Un autre aspect fondamental sur lequel achoppent toutes réflexions, c’est le problème de la liberté. Au théâtre, tu as un début, un milieu, une fin. La pièce est écrite. Tu ne peux changer   la  mort de Richard III par exemple. Tu as travaillé avec un metteur en scène qui t’a dirigé très précisément. Et pourtant chaque représentation est différente. Tu circules à l’intérieur de ces contraintes avec une liberté absolue. C’est une manière d’approcher l’incarnation de Dieu.
Je suis fasciné par la liberté. La pratique théâtrale est magique.
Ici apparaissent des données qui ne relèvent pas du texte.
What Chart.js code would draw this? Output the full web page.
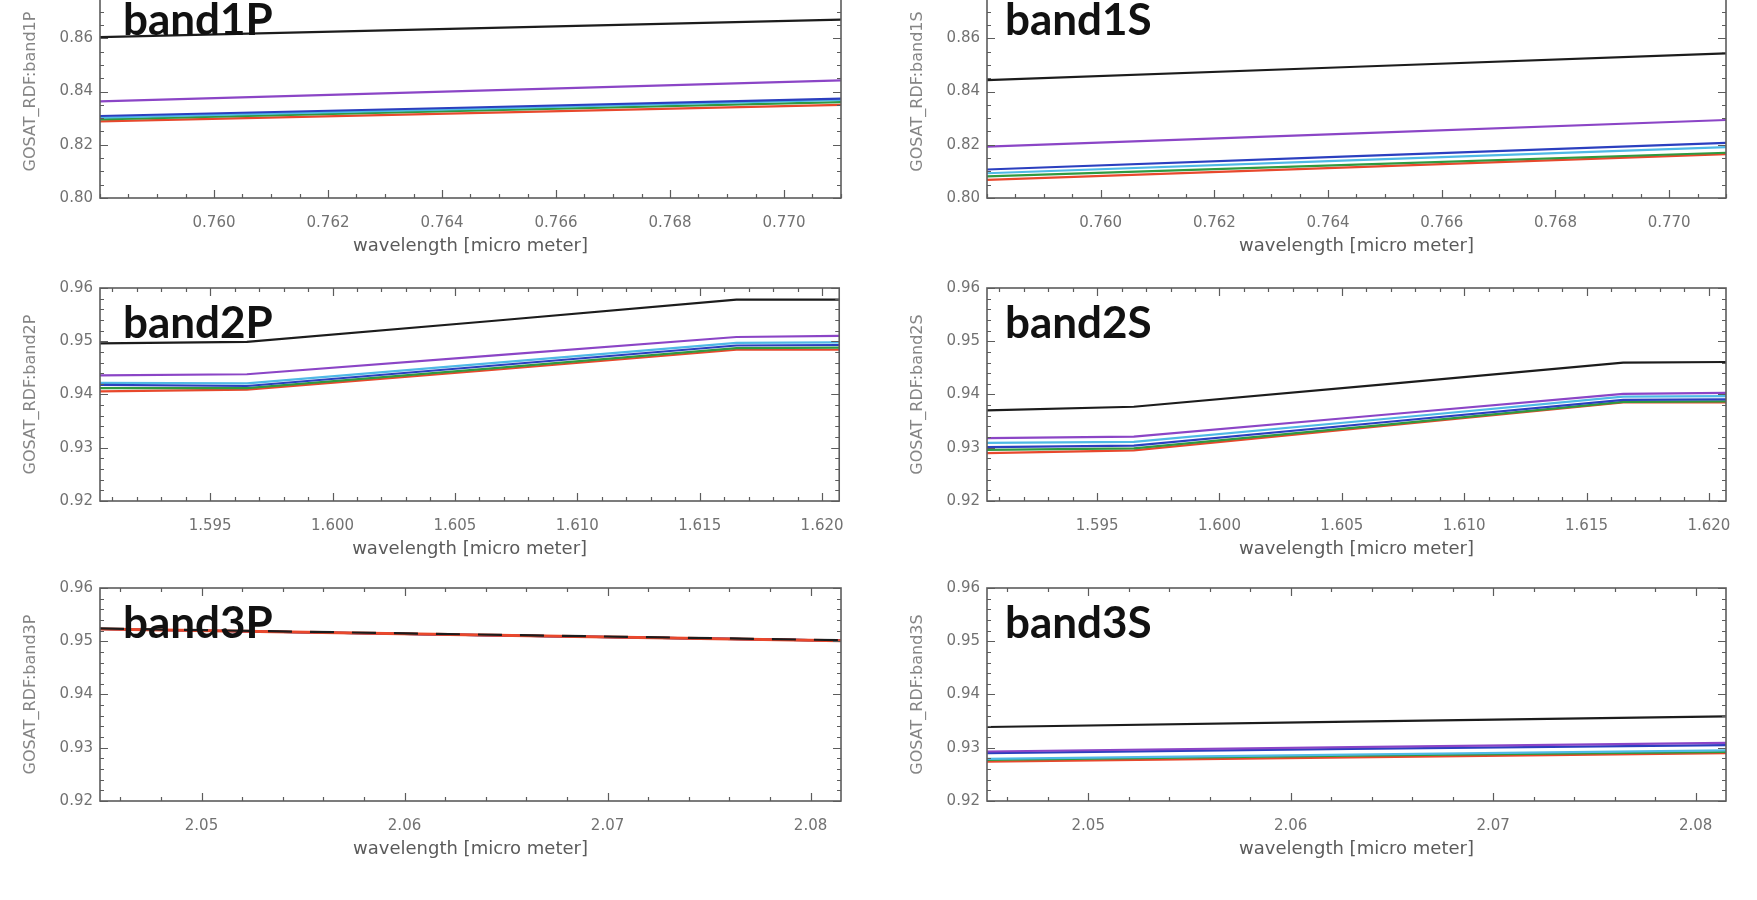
<!DOCTYPE html>
<html>
<head>
<meta charset="utf-8">
<script src="https://cdn.jsdelivr.net/npm/chart.js@4.4.1/dist/chart.umd.min.js"></script>
<style>
  html, body { margin: 0; background: #fff; overflow: hidden; width: 1757px; height: 900px; position: relative; }
  .panel { position: absolute; }
</style>
</head>
<body>
<script>
// ══════════════════════════════════════════
// DATA
// ══════════════════════════════════════════
// series order in every panel: black, purple, blue, cyan, green, red
const seriesColors = ['#1c1c1c', '#8b45c6', '#2b3fbf', '#4fb9e6', '#2f9a40', '#e8482c'];

// wavelength sample points [micro meter]
const band1Wl = [0.758, 0.7645, 0.771];
const band2Wl = [1.5905, 1.5965, 1.6065, 1.6165, 1.6207];
const band3Wl = [2.045, 2.063, 2.0815];

const band1P = [
  [0.8604, 0.8637, 0.8670],
  [0.8363, 0.8402, 0.8442],
  [0.8308, 0.8340, 0.8373],
  [0.8302, 0.8335, 0.8368],
  [0.8295, 0.8328, 0.8360],
  [0.8288, 0.8319, 0.8350],
];
const band1S = [
  [0.8443, 0.8493, 0.8543],
  [0.8193, 0.8243, 0.8293],
  [0.8107, 0.8157, 0.8207],
  [0.8093, 0.8142, 0.8191],
  [0.8081, 0.8125, 0.8170],
  [0.8068, 0.8116, 0.8165],
];
const band2P = [
  [0.9496, 0.9499, 0.9538, 0.9578, 0.9578],
  [0.9436, 0.9438, 0.9473, 0.9508, 0.9510],
  [0.9418, 0.9416, 0.9454, 0.9492, 0.9493],
  [0.9422, 0.9421, 0.9459, 0.9497, 0.9498],
  [0.9412, 0.9412, 0.9449, 0.9487, 0.9488],
  [0.9406, 0.9409, 0.9446, 0.9484, 0.9484],
];
const band2S = [
  [0.9370, 0.9377, 0.9418, 0.9460, 0.9461],
  [0.9318, 0.9321, 0.9361, 0.9401, 0.9403],
  [0.9301, 0.9304, 0.9347, 0.9390, 0.9391],
  [0.9309, 0.9311, 0.9353, 0.9396, 0.9397],
  [0.9296, 0.9299, 0.9342, 0.9386, 0.9387],
  [0.9290, 0.9295, 0.9340, 0.9385, 0.9385],
];
const band3P = [
  [0.9524, 0.9513, 0.9502],
  [0.9523, 0.9512, 0.9501],
  [0.9523, 0.9512, 0.9501],
  [0.9523, 0.9512, 0.9501],
  [0.9523, 0.9512, 0.9501],
  [0.9523, 0.9512, 0.9501],
];
const band3S = [
  [0.9339, 0.9349, 0.9359],
  [0.9293, 0.9301, 0.9309],
  [0.9290, 0.9298, 0.9305],
  [0.9279, 0.9287, 0.9295],
  [0.9277, 0.9285, 0.9292],
  [0.9274, 0.9282, 0.9290],
];

// axis ranges and major tick labels
const band1XRange = [0.758, 0.771];
const band2XRange = [1.5905, 1.6207];
const band3XRange = [2.045, 2.0815];
const band1YRange = [0.80, 0.88];
const band23YRange = [0.92, 0.96];

const band1XTicks = [0.760, 0.762, 0.764, 0.766, 0.768, 0.770];
const band2XTicks = [1.595, 1.600, 1.605, 1.610, 1.615, 1.620];
const band3XTicks = [2.05, 2.06, 2.07, 2.08];
const band1YTicks = [0.80, 0.82, 0.84, 0.86, 0.88];
const band23YTicks = [0.92, 0.93, 0.94, 0.95, 0.96];

const xTitle = 'wavelength [micro meter]';

// ══════════════════════════════════════════
// HELPERS
// ══════════════════════════════════════════
// majors (labelled) + IDL style minor ticks between them
function makeTicks(majors, nMinor, range) {
  const step = (majors[1] - majors[0]) / nMinor;
  const eps = step * 1e-3;
  const k0 = Math.floor((range[0] - majors[0]) / step);
  const k1 = Math.ceil((range[1] - majors[0]) / step);
  const out = [];
  for (let k = k0; k <= k1; k++) {
    const v = majors[0] + k * step;
    if (v < range[0] - eps || v > range[1] + eps) continue;
    out.push({ value: v, minor: !majors.some(m => Math.abs(m - v) < eps) });
  }
  return out;
}

// frame box + inward ticks on all four sides
const frameTicks = {
  id: 'frameTicks',
  afterDatasetsDraw(chart) {
    const { ctx, chartArea: a, scales: { x, y } } = chart;
    ctx.save();
    ctx.strokeStyle = '#5c5c5c';
    ctx.lineWidth = 1.6;
    ctx.strokeRect(a.left, a.top, a.right - a.left, a.bottom - a.top);
    ctx.lineWidth = 1.2;
    ctx.beginPath();
    x.ticks.forEach(t => {
      const px = Math.round(x.getPixelForValue(t.value)) + 0.5;
      const len = t.minor ? 4 : 8;
      ctx.moveTo(px, a.bottom); ctx.lineTo(px, a.bottom - len);
      ctx.moveTo(px, a.top); ctx.lineTo(px, a.top + len);
    });
    y.ticks.forEach(t => {
      const py = Math.round(y.getPixelForValue(t.value)) + 0.5;
      const len = t.minor ? 4 : 8;
      ctx.moveTo(a.left, py); ctx.lineTo(a.left + len, py);
      ctx.moveTo(a.right, py); ctx.lineTo(a.right - len, py);
    });
    ctx.stroke();
    ctx.restore();
  }
};

// big "bandXX" label in the top left of the plot
const bandLabel = {
  id: 'bandLabel',
  afterDatasetsDraw(chart, args, opts) {
    const { ctx, chartArea: a } = chart;
    ctx.save();
    ctx.font = '700 44px Lato, "Liberation Sans", sans-serif';
    ctx.fillStyle = '#111';
    ctx.textBaseline = 'alphabetic';
    ctx.fillText(opts.text, a.left + opts.dx, a.top + opts.dy);
    ctx.restore();
  }
};

// ══════════════════════════════════════════
// PANELS
// ══════════════════════════════════════════
const COLS = [
  { left: 0,   width: 860, padRight: 19, dx: 23 },
  { left: 887, width: 870, padRight: 31, dx: 18 },
];
const ROW_TOPS = [-19, 284, 584];   // chart-area tops
const PLOT_H = 217, PAD_TOP = 12, X_AXIS_H = 60, Y_AXIS_W = 100;

const panels = [
  { name: 'band1P', col: 0, row: 0, wl: band1Wl, series: band1P, xr: band1XRange, xt: band1XTicks, xm: 4, xd: 3, yr: band1YRange, yt: band1YTicks, ym: 4 },
  { name: 'band1S', col: 1, row: 0, wl: band1Wl, series: band1S, xr: band1XRange, xt: band1XTicks, xm: 4, xd: 3, yr: band1YRange, yt: band1YTicks, ym: 4 },
  { name: 'band2P', col: 0, row: 1, wl: band2Wl, series: band2P, xr: band2XRange, xt: band2XTicks, xm: 5, xd: 3, yr: band23YRange, yt: band23YTicks, ym: 5 },
  { name: 'band2S', col: 1, row: 1, wl: band2Wl, series: band2S, xr: band2XRange, xt: band2XTicks, xm: 5, xd: 3, yr: band23YRange, yt: band23YTicks, ym: 5 },
  // band3P: all curves coincide; red drawn just under a dashed black, like the original
  { name: 'band3P', col: 0, row: 2, wl: band3Wl, series: band3P, xr: band3XRange, xt: band3XTicks, xm: 5, xd: 2, yr: band23YRange, yt: band23YTicks, ym: 5, dash: [24, 18], redUp: true },
  { name: 'band3S', col: 1, row: 2, wl: band3Wl, series: band3S, xr: band3XRange, xt: band3XTicks, xm: 5, xd: 2, yr: band23YRange, yt: band23YTicks, ym: 5 },
];

const tickFont = { family: '"DejaVu Sans", sans-serif', size: 15 };
const tickColor = '#727272';

panels.forEach(p => {
  const c = COLS[p.col];
  const box = document.createElement('div');
  box.className = 'panel';
  box.style.left = c.left + 'px';
  box.style.top = (ROW_TOPS[p.row] - PAD_TOP) + 'px';
  box.style.width = c.width + 'px';
  box.style.height = (PAD_TOP + PLOT_H + X_AXIS_H) + 'px';
  const cv = document.createElement('canvas');
  box.appendChild(cv);
  document.body.appendChild(box);

  const last = p.series.length - 1;
  new Chart(cv, {
    type: 'line',
    data: {
      datasets: p.series.map((ys, i) => ({
        data: ys.map((y, j) => ({ x: p.wl[j], y })),
        borderColor: seriesColors[i],
        borderWidth: (p.redUp && i === last) ? 3 : 2.2,
        borderDash: (p.dash && i === 0) ? p.dash : [],
        order: (p.redUp && i === last) ? 0.5 : i,
        pointRadius: 0,
        tension: 0,
        fill: false,
      }))
    },
    options: {
      responsive: true, maintainAspectRatio: false, animation: false,
      layout: { padding: { top: PAD_TOP, right: c.padRight, left: 0, bottom: 0 } },
      plugins: {
        legend: { display: false }, tooltip: { enabled: false },
        bandLabel: { text: p.name, dx: c.dx, dy: 50 },
      },
      scales: {
        x: {
          type: 'linear', min: p.xr[0], max: p.xr[1],
          grid: { display: false, drawTicks: false }, border: { display: false },
          afterBuildTicks: s => { s.ticks = makeTicks(p.xt, p.xm, p.xr); },
          afterFit: s => { s.height = X_AXIS_H; },
          ticks: { autoSkip: false, maxRotation: 0, padding: 16, color: tickColor, font: tickFont,
                   callback: (v, i, t) => t[i].minor ? '' : v.toFixed(p.xd) },
          title: { display: true, text: xTitle, color: '#5a5a5a',
                   font: { family: '"DejaVu Sans", sans-serif', size: 18 }, padding: { top: 0, bottom: 1 } },
        },
        y: {
          type: 'linear', min: p.yr[0], max: p.yr[1],
          grid: { display: false, drawTicks: false }, border: { display: false },
          afterBuildTicks: s => { s.ticks = makeTicks(p.yt, p.ym, p.yr); },
          afterFit: s => { s.width = Y_AXIS_W; },
          ticks: { autoSkip: false, padding: 7, color: tickColor, font: tickFont,
                   callback: (v, i, t) => t[i].minor ? '' : v.toFixed(2) },
          title: { display: true, text: 'GOSAT_RDF:' + p.name, color: '#858585',
                   font: { family: '"DejaVu Sans", sans-serif', size: 16 }, padding: { top: 21, bottom: 0 } },
        }
      }
    },
    plugins: [frameTicks, bandLabel]
  });
});
</script>
</body>
</html>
Amener un comédien à devenir un personnage est la chose la plus extraordinaire du monde. Je crois que l’on se doit au talent que l’on a reçu. Quand je suis en répétition, je sais que c’est vrai. J’ai le sentiment d’être vivant. Cependant la démarche n’est rien sans humilité.

Quel est l’avenir du T.N. O. ?

Jean-Luc Jeener : Il y a trois problèmes : le premier c’est l’achat du théâtre. J’ai fait une souscription pour acheter le théâtre qui a rapporté beaucoup : 150.000 euros. Mais la situation s’est compliquée par la mort du propriétaire et les exigences délirantes des successeurs. Le deuxième problème, ce sont les dettes (deux millions de francs). On doit de l’argent à toutes les caisses. Le troisième problème  est celui de la fiabilité d’un bail. Si je continue à payer le loyer, on est tranquille pendant quelques années. On ne peut pas être mis dehors, quoi qu’ils entreprennent. Au-delà de ça on essaye de racheter et d’être tranquille définitivement.

Des projets après Shakespeare ?

Jean-Luc Jeener : Il y aura Théâtre et engagement  (spirituel, artistique, politique) et plus tard soit Guitry si j’ai les droits soit Michel de Ghelderode. J’adore les deux….
 
Cette discussion et beaucoup d’autres idées échangées s’est déroulée dans un restaurant à côté du T.N.O, devant un solide repas arrosé de vin rouge roboratif,  car J. L. Jeener n’est pas un ascète, J. L. Jeener est un vivant. En le regardant manger une solide entrecôte, je voyais un presque hédoniste, en tout cas quelqu’un qui ne refuse pas les plaisirs que la vie apporte aussi à table.Il y avait aussi Isée, sa fille de sept ans, car J. L. Jeener est père et s’occupe  également de sa fille. Et pour tout dire, il ne voulait même pas me laisser payer l’addition selon la convention… Mais je suis aussi un peu obstiné.